(Stated problem) Quote word for word the lines below, beginning with the first and ending with the one that has "LineChart, XAxis, YAxis". Drop the pictures.

(Provided data)

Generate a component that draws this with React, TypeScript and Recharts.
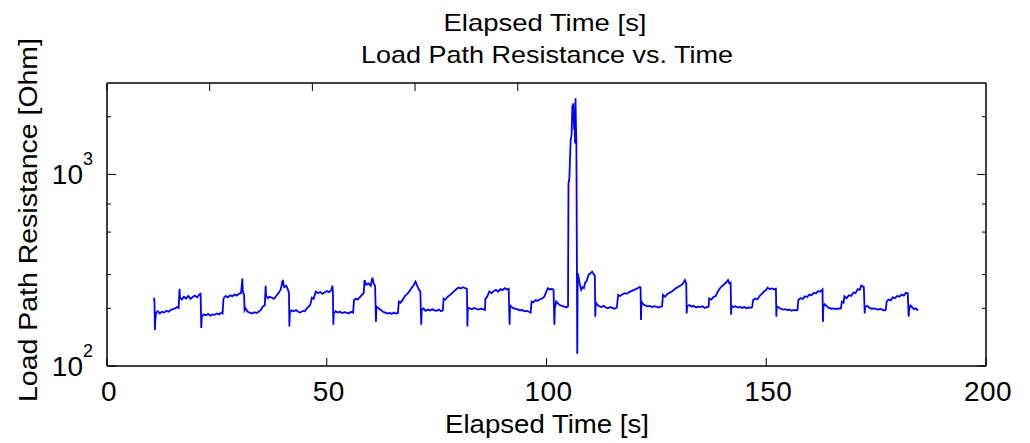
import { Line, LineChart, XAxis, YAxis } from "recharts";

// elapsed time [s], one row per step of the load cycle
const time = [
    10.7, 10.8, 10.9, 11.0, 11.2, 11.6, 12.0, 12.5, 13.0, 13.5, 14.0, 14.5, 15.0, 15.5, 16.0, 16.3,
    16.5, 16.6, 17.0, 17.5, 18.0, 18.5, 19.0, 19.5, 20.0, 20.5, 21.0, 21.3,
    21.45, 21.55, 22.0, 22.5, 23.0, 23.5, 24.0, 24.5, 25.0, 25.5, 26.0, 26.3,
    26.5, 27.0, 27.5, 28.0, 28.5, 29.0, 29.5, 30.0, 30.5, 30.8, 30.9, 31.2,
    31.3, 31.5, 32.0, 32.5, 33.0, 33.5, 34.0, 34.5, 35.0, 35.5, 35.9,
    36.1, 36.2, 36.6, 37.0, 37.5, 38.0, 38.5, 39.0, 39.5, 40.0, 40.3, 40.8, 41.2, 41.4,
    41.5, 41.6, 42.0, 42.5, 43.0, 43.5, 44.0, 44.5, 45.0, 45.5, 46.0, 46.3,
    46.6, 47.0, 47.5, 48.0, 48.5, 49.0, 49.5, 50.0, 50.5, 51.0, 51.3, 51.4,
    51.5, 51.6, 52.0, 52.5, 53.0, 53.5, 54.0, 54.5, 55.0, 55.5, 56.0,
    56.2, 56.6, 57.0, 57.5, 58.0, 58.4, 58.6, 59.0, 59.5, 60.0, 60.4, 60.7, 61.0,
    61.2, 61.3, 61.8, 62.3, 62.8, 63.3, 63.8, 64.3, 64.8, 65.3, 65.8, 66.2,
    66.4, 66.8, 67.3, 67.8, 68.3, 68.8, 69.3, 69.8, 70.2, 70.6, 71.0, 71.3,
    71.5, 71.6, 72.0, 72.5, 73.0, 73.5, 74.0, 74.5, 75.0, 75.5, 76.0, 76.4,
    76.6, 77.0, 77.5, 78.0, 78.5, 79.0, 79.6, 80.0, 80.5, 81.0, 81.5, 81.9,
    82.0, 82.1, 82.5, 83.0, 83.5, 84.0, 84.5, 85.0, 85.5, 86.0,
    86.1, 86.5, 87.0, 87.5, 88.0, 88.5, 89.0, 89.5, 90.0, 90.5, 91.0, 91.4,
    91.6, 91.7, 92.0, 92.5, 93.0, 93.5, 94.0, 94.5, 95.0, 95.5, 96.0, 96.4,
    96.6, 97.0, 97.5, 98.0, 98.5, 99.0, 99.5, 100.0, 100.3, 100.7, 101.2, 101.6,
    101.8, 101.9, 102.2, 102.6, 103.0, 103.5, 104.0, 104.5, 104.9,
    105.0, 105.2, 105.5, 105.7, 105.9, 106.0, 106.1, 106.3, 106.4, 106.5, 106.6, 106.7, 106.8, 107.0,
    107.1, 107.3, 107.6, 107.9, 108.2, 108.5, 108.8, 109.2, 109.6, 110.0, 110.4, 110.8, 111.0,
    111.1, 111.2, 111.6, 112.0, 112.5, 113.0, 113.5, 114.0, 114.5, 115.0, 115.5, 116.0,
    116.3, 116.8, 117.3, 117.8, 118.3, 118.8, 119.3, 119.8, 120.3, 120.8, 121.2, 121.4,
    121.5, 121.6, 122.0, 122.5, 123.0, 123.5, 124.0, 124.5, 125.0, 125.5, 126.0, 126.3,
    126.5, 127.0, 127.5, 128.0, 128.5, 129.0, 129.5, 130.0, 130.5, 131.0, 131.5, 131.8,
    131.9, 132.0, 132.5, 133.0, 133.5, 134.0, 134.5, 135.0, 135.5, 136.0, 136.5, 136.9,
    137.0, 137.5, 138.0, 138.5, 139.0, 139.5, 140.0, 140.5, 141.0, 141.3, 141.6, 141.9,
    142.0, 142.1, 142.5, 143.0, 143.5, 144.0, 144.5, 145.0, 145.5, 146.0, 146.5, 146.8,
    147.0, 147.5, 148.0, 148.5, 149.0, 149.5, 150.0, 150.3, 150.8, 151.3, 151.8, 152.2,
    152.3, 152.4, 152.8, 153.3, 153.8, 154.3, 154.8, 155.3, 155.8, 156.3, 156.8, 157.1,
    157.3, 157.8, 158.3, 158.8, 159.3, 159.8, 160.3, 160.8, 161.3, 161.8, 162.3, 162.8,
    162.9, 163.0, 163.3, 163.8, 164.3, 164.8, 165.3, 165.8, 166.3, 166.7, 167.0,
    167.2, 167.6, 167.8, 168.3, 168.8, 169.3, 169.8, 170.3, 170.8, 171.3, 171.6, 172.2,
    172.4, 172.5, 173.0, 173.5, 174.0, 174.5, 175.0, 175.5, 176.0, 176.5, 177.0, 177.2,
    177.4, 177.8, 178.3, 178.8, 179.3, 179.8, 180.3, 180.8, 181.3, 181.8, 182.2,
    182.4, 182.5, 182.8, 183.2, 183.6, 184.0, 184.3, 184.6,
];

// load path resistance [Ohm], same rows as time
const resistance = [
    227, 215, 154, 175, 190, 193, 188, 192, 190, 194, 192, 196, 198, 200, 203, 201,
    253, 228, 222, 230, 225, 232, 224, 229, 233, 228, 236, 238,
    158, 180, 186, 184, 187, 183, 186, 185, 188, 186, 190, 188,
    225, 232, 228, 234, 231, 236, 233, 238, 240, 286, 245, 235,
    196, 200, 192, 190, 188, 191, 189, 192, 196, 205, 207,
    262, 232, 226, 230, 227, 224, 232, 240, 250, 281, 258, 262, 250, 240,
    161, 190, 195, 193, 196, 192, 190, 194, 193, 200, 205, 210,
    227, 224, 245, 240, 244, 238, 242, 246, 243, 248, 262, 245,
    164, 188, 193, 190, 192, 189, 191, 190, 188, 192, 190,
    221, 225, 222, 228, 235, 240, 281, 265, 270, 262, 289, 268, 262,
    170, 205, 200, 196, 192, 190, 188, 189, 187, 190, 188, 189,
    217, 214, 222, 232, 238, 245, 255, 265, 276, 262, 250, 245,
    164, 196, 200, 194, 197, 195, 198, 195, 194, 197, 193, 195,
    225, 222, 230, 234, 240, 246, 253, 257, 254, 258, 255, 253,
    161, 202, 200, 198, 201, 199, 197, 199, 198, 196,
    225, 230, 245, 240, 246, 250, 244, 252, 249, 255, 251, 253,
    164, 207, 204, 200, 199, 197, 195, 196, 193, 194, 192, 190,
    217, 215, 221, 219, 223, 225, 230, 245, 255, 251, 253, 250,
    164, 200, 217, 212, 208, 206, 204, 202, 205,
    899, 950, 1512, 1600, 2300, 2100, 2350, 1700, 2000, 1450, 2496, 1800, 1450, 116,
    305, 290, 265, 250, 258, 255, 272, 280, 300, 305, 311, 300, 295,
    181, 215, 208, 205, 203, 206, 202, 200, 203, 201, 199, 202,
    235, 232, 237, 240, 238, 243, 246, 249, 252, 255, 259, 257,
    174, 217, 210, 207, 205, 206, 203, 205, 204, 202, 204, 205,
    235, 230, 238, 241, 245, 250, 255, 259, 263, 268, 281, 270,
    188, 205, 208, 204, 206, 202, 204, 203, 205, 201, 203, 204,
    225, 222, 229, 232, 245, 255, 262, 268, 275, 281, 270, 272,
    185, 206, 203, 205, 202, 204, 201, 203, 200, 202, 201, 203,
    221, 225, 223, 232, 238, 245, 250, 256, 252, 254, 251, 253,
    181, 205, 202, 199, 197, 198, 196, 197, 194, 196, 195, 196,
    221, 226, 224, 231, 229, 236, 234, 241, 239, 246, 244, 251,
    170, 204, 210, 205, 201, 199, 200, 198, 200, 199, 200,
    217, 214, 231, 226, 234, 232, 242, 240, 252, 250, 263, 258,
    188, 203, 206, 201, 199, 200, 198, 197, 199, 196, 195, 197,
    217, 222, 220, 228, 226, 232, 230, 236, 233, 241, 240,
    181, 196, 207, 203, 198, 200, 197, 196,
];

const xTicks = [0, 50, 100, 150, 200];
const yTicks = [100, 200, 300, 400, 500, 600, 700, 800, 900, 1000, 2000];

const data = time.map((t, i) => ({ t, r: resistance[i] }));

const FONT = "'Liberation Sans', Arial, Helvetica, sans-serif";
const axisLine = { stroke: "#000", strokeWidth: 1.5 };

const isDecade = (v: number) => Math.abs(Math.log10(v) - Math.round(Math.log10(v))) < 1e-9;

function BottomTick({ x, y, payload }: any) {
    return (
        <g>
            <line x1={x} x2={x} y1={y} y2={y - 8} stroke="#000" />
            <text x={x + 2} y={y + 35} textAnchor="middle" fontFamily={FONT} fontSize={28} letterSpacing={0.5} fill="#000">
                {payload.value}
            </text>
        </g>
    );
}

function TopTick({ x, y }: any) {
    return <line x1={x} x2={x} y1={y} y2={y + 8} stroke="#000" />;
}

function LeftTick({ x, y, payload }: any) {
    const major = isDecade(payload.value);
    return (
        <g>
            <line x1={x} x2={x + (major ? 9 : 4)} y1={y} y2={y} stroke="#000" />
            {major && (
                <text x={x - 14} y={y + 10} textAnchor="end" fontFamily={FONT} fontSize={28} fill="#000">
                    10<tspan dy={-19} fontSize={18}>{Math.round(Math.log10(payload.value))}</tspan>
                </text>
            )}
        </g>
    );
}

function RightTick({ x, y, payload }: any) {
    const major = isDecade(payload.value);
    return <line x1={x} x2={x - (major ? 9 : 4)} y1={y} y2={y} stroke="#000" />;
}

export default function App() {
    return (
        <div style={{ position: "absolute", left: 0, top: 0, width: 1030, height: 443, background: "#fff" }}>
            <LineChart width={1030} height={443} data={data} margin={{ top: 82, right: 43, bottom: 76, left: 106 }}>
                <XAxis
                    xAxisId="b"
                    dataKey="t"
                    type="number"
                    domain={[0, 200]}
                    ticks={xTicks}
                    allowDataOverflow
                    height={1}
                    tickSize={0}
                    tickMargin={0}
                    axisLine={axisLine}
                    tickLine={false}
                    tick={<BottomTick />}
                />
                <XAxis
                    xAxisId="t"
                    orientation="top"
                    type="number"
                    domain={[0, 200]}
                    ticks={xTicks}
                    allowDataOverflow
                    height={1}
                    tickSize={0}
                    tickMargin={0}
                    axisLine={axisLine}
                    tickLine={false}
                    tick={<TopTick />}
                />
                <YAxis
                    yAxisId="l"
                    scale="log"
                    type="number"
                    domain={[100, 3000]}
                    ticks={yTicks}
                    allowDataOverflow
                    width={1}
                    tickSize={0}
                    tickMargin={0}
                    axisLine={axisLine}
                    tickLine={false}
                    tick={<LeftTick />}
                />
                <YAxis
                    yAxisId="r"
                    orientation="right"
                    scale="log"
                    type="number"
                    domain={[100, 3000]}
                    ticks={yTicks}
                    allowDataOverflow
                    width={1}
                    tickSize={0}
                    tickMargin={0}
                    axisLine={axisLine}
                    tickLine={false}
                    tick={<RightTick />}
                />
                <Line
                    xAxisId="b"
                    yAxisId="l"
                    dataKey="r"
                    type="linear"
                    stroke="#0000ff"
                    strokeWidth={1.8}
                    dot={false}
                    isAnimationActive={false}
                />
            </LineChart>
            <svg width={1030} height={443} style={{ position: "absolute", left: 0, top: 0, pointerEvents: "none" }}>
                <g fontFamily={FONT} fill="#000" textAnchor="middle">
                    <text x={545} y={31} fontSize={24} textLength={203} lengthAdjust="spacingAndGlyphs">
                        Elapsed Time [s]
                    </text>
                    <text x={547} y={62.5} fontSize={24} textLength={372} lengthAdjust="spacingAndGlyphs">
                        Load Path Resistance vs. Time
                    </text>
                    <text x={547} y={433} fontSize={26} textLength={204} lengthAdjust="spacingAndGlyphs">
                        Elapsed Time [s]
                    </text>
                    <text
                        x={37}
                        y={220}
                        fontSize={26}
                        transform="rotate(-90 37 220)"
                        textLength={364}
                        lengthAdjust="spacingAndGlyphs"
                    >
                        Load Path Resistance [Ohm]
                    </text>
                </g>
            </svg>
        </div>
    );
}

(Result)
Generate a component that draws this with React, TypeScript and Recharts.
import { Line, LineChart, XAxis, YAxis } from "recharts";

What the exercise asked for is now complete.